Göz göre göre çatırdıyor.
İzmir’i yurtdışına bağlayacak, yeni bir destinasyon yaratacak Atina hattı için Sunexpress tam anlamıyla direnme günlerinde.
Sunexpress Genel Müdür Yardımcısı Hacı Say’la Mardin coşkusunu yaşarken, Atina sıkıntısını paylaştık.
Say, hayal kırıklığını “daha ümitsizleştik” sözleriyle ortaya koyuyor.
“Hala çok düşük kapasiteyle uçuş yapıyoruz. Var olan seviye, istenilen seviyenin yanına dahi yaklaşamıyor. Bu hattan sürekli zarar ediyoruz.
Ne zaman bitiririz, net yanıt veremiyorum, son dayanma gücümüzü ortaya koyuyoruz. Sadece umudumuzun azaldığını söyleyebilirim”
* * *
SunExpress haklı. Elinden geleni yaptı. Bu hattı benimsetmek için, zararı da göze alarak direniyor.
Peki İzmir’in yetkilileri, kanaat önderleri ne yaptı, ya da yapıyor ?
Atina için özel tanıtımlar mı hazırlandı. Atina’nın billboardları İzmir ve Ege fotoğraflarıyla mı donatıldı ya da otellerle görüşülüp Yunanlı turistler için farklı bir destinasyona, kampanyaya mı imza atıldı?
Tabii ki yaşanan sıkıntıda global krizin ve vize sorununun da payı var var ama İzmir ve Egelilerin de bu konuda ellerinden geleni yaptığını kim söyleyebilir?
Yaklaşık iki ay önce uçuşların iyi gitmediğini, çözümler üzerinde durulması gerektiğini yazmıştım. Değişen tek şey, o zamanlar açıklama yapmaktan kaçınan Sunexpress’in bu hattan umudunun kalmadığını söylemesi oldu.
Sorun bir yurtdışı direkt bağlantısını kaçırmakta değil. Sorun bir vizyon, yeni bir açılımı baştan kaybetmekte.

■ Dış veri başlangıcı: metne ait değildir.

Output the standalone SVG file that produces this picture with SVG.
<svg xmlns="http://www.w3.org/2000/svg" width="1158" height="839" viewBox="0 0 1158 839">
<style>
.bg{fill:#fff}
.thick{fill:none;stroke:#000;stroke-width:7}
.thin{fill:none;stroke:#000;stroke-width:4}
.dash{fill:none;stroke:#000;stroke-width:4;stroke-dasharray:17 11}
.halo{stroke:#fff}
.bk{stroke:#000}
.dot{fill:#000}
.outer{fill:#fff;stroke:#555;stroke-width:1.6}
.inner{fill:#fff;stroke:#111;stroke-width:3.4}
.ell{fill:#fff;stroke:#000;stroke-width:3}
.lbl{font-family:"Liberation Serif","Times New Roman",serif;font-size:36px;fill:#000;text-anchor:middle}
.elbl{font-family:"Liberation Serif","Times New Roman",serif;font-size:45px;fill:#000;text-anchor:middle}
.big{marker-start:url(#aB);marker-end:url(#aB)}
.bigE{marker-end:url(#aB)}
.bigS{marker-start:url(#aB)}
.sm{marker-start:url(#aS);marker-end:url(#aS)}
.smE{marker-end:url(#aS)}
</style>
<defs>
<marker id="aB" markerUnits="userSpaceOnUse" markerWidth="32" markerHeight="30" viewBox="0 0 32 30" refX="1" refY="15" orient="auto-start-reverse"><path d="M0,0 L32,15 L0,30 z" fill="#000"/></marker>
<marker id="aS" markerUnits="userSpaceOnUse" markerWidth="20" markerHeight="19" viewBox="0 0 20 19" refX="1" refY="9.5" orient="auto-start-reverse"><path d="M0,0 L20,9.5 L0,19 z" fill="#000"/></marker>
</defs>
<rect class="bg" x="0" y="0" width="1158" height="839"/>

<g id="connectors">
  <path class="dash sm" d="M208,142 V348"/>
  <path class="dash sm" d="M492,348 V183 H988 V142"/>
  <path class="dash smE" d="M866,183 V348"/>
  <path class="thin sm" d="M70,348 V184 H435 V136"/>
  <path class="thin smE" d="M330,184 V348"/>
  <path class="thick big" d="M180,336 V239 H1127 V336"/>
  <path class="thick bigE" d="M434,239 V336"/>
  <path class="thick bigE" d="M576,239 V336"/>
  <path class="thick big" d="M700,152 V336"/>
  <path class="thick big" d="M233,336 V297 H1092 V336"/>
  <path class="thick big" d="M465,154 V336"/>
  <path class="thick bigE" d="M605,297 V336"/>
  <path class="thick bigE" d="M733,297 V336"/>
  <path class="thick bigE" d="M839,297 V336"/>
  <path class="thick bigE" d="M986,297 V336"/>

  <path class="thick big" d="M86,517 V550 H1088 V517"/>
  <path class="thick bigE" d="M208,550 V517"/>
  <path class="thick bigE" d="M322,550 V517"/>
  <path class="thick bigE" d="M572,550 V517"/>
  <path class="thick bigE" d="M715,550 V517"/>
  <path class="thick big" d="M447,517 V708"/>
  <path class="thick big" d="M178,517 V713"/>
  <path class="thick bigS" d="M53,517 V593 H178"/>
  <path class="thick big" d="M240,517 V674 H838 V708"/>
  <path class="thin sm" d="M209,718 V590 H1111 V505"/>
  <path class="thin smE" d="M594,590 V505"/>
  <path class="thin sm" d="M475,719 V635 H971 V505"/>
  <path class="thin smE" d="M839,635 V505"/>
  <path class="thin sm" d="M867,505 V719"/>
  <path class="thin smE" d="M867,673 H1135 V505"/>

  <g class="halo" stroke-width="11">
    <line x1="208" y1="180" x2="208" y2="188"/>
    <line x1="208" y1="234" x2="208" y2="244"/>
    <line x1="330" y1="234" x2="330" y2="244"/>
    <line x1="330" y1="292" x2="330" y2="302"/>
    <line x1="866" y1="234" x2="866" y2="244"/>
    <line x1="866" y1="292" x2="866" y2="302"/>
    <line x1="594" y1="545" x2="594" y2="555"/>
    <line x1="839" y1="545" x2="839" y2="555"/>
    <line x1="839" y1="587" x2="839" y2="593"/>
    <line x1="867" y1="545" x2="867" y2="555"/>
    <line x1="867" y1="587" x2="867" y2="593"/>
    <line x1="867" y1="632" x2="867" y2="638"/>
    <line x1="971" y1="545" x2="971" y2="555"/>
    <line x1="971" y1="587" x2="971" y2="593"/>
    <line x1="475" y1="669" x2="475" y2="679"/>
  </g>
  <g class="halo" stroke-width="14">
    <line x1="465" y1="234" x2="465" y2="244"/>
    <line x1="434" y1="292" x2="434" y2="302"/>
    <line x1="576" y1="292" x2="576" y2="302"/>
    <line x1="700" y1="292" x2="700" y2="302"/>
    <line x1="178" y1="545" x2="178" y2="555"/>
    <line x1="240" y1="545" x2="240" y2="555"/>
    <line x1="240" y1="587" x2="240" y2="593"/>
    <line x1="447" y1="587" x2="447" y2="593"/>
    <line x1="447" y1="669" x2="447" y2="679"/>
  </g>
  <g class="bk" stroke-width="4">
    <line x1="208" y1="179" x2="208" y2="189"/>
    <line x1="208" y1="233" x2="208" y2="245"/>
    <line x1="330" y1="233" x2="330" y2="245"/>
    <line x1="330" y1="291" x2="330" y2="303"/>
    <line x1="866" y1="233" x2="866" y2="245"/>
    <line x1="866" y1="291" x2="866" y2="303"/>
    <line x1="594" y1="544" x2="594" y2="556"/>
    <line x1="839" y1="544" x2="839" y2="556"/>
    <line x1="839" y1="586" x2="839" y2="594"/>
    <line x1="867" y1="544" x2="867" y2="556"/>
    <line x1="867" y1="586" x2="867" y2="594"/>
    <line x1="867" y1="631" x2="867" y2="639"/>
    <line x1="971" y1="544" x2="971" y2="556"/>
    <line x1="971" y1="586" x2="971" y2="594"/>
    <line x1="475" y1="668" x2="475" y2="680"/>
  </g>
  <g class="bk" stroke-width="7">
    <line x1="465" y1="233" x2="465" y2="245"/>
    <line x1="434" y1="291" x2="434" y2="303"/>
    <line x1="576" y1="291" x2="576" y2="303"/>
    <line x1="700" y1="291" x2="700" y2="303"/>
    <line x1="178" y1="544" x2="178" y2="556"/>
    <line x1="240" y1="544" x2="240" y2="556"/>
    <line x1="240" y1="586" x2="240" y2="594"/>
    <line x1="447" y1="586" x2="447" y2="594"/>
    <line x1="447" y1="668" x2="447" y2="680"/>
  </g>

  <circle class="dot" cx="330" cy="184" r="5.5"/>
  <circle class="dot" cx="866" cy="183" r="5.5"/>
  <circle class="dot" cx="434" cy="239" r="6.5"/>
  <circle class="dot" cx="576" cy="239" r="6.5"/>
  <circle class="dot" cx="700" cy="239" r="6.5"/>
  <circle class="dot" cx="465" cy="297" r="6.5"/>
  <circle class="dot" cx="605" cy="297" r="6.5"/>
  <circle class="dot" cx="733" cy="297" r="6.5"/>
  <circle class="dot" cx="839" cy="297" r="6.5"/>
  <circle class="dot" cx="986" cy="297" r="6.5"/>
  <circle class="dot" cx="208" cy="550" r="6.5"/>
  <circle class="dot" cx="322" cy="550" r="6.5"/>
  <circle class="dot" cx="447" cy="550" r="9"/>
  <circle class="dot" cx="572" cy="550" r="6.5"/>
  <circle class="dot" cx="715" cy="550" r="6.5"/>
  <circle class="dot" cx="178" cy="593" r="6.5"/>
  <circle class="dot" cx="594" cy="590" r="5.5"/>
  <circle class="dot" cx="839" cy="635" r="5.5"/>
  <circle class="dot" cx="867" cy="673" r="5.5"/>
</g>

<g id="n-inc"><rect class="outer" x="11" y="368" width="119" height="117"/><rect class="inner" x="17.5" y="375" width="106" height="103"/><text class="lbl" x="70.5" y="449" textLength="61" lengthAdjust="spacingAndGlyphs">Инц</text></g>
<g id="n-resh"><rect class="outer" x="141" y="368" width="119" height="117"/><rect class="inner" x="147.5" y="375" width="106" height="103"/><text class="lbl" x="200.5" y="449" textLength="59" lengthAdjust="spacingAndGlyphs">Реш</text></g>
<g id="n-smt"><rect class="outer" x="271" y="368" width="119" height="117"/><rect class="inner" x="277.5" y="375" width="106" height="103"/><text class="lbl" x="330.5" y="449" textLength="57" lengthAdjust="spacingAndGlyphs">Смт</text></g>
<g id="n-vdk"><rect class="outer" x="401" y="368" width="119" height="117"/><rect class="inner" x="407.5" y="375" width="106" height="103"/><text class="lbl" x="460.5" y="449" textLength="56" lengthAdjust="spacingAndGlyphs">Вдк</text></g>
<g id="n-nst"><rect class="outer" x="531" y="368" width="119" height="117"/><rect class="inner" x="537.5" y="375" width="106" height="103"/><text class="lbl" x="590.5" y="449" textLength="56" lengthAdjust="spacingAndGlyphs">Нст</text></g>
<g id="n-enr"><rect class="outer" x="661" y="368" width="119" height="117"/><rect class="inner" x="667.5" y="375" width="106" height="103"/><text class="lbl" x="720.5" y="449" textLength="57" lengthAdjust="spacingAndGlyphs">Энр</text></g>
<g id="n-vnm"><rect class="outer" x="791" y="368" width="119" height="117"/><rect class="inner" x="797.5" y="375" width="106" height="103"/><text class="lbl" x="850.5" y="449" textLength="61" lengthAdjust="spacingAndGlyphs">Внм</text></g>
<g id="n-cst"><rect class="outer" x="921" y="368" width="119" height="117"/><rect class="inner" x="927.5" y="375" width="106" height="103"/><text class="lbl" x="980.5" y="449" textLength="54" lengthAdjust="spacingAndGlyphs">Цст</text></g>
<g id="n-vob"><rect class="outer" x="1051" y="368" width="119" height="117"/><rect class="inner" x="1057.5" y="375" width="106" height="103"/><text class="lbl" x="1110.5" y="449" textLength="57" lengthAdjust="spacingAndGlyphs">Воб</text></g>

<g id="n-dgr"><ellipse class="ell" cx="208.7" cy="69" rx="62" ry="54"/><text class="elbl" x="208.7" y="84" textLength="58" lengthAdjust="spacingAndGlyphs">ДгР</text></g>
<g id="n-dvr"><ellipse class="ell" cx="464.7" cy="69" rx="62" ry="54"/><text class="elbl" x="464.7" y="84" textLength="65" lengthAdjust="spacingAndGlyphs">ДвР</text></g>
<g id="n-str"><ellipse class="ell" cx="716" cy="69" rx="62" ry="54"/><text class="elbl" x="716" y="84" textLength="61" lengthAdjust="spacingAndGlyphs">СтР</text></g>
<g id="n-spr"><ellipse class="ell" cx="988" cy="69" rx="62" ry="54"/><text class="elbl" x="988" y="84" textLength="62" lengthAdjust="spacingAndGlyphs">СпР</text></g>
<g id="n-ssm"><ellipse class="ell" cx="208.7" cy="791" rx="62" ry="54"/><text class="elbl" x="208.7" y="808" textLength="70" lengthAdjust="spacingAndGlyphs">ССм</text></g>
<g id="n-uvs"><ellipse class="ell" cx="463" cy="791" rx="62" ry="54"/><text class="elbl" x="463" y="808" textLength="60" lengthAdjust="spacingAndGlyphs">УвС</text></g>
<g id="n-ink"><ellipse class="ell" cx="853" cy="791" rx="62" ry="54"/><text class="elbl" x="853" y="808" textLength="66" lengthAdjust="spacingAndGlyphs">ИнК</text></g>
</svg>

‘İzmir dünya kenti olsun’ diye lafla yol almaya çalışırken, havada zor aldığımız yolları bile kaybetmenin sıkıntısında.
Umarım birşeyler değişir ve ‘Avrupa’nın inci kenti İzmir’ tanıttığımız İzmir’i, Avrupa’ya açmanın önemini daha net görebiliriz.
“İzmir’e yükleneceğiz”
Yüzde 50 THY, yüzde 50 Lufthansa ortaklığı ile kurulan SunExpress’in Genel Müdürü Paul Schwaiger genel şirket politikasını yürütürken, özellikle iç hat projeksiyonlarında daha çok Genel Müdür Yardımcısı Hacı Say’ı görüyoruz. Say, işletme eğitimi almış. SunExpress’ten önce Romanya nın en büyük orman işinde, Arabistan’da Tekfen’in deniz suyunu içme suyuna çevirme projesinde, Henkel Turyağ’da çalışmış. Bazen yeni bir uçuş hattı yaratmanın ön çalışmalarının üç yıla kadar varabildiğini anlatan Say‘dan İzmir’de altı uçakla hizmet verdiklerini öğreniyorum. Önümüzdeki yıl uçak sayısını artırmayı planlıyorlar. SunExpress merkezi Antalya’da vergi rekortmeni olurken, Say hala Antalya ile İzmir’in arasında devasa bir farktan söz ediyor. Bu farkın kapanması da İzmir’in özellikle yurtdışı tanıtımlarını artırmasına bağlı.